Justice Kagan wrote that Abood achieved the practical goal of “facilitating stable labor relations,” and was able to do so because the “union has a secure source of funding,” including “agency fees [which] are often needed to ensure such stable funding.” Regarding “free riders,” while Justice Kagan observed that unions are required to represent all employees in the bargaining unit, she did not deal with the countervailing argument that unions accept this responsibility not knowing if the collective bargaining agreement they hope to negotiate will contain a mandatory agency fee provision.
As to the constitutional issue that underpinned the majority opinion, the dissent argued that in order for the government to limit the speech of a public sector employee when speaking as a citizen and not about a workplace concern, the government must only show “that legitimate workplace interests lay behind the speech regulation.” This is the lowest standard of review of a First Amendment restriction. Justice Kagan wrote that Abood met this standard because the government regulation, here the requirement to pay an agency service fee, “protect[ed] its managerial interests” (the assurance that the presence of an exclusive employee representative to bargain with creates) without going so far as to compel speech for political causes.
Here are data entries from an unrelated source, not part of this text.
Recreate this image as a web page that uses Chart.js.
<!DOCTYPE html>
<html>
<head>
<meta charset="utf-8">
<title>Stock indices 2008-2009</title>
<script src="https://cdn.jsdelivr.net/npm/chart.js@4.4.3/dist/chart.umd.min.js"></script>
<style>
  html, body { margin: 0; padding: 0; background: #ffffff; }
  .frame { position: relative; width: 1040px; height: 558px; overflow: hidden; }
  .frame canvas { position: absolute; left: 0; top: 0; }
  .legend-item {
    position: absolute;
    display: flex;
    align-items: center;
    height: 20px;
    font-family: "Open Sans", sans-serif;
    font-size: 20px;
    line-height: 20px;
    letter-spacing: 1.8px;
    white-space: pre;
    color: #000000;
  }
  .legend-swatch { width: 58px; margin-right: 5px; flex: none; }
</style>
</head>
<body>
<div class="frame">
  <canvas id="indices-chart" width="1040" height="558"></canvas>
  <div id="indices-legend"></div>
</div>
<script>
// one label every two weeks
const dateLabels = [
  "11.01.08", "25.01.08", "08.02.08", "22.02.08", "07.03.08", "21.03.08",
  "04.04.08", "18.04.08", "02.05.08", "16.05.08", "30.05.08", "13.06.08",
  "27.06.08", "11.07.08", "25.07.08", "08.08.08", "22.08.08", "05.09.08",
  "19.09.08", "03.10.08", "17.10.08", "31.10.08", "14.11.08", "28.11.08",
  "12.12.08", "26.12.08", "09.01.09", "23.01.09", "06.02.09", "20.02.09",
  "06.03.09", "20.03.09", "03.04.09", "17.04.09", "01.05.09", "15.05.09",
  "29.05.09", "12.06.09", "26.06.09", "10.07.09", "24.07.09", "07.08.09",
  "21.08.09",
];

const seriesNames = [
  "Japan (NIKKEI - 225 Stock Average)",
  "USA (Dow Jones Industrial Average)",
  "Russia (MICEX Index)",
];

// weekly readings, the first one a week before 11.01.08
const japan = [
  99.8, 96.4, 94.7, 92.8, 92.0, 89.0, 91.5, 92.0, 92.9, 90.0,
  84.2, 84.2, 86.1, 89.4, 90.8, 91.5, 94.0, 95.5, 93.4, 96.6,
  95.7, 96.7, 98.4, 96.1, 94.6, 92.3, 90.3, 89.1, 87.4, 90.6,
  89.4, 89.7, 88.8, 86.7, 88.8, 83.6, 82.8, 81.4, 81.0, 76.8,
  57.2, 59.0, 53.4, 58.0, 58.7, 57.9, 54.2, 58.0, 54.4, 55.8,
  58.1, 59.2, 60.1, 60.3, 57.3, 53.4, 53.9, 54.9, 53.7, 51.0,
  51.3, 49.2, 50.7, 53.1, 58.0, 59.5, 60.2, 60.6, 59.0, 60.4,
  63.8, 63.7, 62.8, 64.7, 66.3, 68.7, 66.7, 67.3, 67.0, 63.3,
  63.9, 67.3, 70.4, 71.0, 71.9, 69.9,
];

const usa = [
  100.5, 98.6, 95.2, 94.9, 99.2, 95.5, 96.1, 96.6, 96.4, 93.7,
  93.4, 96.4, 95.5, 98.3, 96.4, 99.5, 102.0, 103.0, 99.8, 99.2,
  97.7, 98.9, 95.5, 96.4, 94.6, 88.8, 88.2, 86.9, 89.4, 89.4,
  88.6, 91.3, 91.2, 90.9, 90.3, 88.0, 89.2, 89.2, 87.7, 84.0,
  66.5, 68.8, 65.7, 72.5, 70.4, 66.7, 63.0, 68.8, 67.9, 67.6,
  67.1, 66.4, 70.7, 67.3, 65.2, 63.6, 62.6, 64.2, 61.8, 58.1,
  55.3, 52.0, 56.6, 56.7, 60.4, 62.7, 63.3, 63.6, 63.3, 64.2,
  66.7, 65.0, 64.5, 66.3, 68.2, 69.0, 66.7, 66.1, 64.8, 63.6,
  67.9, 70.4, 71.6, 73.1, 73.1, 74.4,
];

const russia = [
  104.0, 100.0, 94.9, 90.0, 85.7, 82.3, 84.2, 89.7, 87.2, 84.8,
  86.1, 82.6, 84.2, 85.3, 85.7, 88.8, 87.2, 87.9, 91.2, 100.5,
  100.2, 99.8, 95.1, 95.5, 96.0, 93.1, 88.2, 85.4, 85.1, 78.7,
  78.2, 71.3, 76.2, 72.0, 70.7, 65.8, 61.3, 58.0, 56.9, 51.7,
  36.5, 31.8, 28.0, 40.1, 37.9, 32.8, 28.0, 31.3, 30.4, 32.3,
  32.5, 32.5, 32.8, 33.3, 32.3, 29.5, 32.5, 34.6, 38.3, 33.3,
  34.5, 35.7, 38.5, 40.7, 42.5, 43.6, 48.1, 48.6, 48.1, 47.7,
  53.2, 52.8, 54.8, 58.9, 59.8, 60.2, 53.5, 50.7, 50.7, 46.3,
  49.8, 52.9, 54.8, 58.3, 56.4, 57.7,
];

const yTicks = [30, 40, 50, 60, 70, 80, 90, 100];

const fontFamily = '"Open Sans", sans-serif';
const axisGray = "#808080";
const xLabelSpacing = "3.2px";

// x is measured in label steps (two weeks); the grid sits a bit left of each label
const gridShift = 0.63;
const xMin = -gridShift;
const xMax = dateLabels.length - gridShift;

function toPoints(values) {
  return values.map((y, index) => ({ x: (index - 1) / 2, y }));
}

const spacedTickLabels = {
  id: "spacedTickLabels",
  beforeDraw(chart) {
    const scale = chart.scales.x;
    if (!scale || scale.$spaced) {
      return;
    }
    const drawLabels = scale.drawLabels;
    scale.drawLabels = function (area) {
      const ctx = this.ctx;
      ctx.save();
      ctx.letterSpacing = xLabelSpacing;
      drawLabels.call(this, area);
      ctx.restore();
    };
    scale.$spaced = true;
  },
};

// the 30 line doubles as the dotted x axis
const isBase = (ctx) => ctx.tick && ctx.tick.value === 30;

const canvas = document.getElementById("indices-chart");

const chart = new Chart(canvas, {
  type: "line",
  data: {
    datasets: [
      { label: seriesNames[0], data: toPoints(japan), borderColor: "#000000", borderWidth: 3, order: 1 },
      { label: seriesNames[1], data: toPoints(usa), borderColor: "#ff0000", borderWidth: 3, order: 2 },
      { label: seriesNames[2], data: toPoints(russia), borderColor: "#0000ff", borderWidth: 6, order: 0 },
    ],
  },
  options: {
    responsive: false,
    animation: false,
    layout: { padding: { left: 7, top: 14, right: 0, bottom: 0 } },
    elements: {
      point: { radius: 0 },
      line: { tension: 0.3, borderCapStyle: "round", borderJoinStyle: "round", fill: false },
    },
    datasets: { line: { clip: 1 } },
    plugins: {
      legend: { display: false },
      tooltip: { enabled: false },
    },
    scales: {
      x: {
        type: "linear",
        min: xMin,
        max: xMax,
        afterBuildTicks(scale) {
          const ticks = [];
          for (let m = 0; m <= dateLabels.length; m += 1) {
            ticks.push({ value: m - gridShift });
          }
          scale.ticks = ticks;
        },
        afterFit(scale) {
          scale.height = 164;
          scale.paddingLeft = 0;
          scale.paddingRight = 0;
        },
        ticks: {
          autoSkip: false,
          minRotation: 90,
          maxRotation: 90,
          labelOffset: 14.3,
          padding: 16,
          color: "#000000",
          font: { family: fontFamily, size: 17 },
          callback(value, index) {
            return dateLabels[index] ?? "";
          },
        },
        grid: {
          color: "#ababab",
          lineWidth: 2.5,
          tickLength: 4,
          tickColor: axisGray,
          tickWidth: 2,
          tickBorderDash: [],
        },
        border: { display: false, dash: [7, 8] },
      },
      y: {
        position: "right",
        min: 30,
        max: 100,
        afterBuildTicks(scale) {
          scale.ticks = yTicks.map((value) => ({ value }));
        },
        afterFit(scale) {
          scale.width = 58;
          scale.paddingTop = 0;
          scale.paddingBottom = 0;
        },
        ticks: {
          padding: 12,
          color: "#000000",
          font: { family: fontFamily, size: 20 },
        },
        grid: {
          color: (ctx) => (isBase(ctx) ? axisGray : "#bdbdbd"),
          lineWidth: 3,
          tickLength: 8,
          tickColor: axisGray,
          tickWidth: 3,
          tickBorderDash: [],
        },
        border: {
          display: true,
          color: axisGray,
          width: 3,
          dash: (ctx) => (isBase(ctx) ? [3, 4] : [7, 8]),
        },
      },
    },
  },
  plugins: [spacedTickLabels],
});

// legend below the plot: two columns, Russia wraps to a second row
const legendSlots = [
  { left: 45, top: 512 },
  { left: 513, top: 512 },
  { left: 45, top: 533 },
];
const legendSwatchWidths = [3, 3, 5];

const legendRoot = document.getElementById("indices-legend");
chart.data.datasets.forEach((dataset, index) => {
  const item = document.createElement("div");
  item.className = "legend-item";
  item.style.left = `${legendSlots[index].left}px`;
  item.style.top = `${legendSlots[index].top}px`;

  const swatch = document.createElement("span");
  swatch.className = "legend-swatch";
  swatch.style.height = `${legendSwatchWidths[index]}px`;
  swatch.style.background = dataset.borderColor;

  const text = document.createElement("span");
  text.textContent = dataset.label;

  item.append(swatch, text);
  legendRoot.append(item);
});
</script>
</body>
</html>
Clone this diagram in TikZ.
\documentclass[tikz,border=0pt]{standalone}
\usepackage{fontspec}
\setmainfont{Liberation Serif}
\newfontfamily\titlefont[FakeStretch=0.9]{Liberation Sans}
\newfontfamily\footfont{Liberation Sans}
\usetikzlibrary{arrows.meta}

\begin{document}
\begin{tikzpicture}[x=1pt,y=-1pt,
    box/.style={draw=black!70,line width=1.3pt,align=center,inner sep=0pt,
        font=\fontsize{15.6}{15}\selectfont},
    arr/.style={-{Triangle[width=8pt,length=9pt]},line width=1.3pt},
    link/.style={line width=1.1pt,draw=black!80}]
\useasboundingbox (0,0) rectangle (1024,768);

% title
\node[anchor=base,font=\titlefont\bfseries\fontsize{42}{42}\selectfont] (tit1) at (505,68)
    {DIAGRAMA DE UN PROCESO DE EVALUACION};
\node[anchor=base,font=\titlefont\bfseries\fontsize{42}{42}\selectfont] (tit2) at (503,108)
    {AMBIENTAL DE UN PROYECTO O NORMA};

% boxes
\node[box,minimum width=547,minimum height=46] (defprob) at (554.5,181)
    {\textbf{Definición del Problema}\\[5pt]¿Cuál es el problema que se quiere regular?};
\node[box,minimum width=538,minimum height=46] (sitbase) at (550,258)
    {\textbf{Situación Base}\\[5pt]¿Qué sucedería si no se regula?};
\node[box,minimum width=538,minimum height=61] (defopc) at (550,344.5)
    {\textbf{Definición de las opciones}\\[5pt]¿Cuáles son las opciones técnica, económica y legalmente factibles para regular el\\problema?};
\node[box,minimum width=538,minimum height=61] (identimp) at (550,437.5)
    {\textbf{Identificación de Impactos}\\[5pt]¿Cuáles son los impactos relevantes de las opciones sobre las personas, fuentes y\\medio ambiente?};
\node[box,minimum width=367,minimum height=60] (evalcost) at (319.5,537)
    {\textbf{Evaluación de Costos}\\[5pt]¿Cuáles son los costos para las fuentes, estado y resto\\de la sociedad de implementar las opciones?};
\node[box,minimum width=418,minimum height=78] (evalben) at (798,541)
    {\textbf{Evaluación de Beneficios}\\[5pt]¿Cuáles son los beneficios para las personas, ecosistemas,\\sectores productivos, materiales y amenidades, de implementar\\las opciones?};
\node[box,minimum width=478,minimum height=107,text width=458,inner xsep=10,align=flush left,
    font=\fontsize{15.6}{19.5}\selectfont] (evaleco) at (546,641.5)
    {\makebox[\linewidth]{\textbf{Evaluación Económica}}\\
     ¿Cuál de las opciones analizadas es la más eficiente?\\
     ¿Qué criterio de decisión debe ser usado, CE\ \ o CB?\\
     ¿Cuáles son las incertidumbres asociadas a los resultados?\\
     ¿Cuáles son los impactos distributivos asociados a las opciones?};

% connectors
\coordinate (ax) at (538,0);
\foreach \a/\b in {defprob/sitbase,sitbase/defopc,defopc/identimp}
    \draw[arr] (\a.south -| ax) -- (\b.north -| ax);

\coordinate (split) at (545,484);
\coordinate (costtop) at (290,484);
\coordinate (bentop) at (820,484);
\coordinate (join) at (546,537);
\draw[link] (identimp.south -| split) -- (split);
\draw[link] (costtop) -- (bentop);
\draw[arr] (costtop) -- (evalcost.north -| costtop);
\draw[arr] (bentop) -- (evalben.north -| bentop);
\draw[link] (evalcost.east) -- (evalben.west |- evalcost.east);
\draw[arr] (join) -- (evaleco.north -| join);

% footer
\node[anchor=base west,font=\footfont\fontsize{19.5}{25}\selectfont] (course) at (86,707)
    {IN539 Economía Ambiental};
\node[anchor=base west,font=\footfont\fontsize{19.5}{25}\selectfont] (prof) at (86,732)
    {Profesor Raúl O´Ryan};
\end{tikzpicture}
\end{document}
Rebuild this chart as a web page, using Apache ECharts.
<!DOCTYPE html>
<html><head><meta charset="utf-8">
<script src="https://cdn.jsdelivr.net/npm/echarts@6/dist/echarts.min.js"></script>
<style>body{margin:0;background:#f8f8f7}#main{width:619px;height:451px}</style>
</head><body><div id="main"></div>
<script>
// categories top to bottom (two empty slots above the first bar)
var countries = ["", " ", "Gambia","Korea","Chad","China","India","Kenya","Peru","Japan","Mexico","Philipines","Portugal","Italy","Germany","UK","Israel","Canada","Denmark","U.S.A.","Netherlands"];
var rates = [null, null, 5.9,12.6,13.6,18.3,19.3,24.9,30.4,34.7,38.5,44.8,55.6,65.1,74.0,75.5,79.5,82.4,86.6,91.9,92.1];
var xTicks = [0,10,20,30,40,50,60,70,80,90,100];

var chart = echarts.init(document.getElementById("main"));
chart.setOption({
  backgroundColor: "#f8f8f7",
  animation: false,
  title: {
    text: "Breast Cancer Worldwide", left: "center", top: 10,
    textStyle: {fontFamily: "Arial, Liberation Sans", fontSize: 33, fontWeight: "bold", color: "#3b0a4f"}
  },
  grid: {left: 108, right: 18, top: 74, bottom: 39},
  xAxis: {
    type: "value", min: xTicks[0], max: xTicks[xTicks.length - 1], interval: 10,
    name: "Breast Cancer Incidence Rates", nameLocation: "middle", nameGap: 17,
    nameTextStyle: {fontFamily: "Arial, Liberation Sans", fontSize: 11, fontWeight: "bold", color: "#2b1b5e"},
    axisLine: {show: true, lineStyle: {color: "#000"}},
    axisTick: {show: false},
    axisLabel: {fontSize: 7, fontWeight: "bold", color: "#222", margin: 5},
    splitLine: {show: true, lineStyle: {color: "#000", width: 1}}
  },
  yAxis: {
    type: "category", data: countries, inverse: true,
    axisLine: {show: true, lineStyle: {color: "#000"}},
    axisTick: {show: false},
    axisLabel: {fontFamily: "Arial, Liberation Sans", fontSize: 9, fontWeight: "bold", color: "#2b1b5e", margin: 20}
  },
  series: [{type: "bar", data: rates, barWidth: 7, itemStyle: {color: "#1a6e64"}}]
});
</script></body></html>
Unions that represent public sector employees anticipate that a significant number of non-members will cease paying agency fees to the union that represents them. For example, the Service Employees International Union, one of the largest unions in the country, months ago laid off employees at its national headquarters in anticipation of the Court’s decision. Other unions likely will follow the SEIU’s cost-cutting lead. We also expect that unions’ budgets for legislative lobbying will decrease.
Unions representing public sector employees will consider alternative strategies to encourage non-members to continue to support the union financially. Whether unions engage in more effective – and personal – persuasion of non-members of the value of becoming or remaining a union member or becoming more militant at the workplace or in politics remains to be seen. A number of unions are engaging in this “internal organizing” – meeting in-person with members and non-members to educate them about the value of union representation in the hope they will become full dues-paying members.
State legislatures also may become involved. Indeed, in New York, legislation recently was enacted to clarify that unions cannot be forced to provide full membership benefits to non-members.
As many unions that represent public sector employees also represent private sector employees – and want to represent more of them – unions may seek to become more financially efficient in order to continue their organizing efforts in the private sector. Unions will use their trimmed resources to meet their current statutory duties to represent employees at workplaces where they now have representation rights. However, the unions’ advocacy could become less robust if their reduced financial pool requires them to make do with fewer union officials or otherwise strains their ability to shoulder the costs of representation. Unions may increase their efforts to enlist partners (e.g., community groups, politicians, and religious leaders) to work as low-cost, force multipliers in their organizing efforts.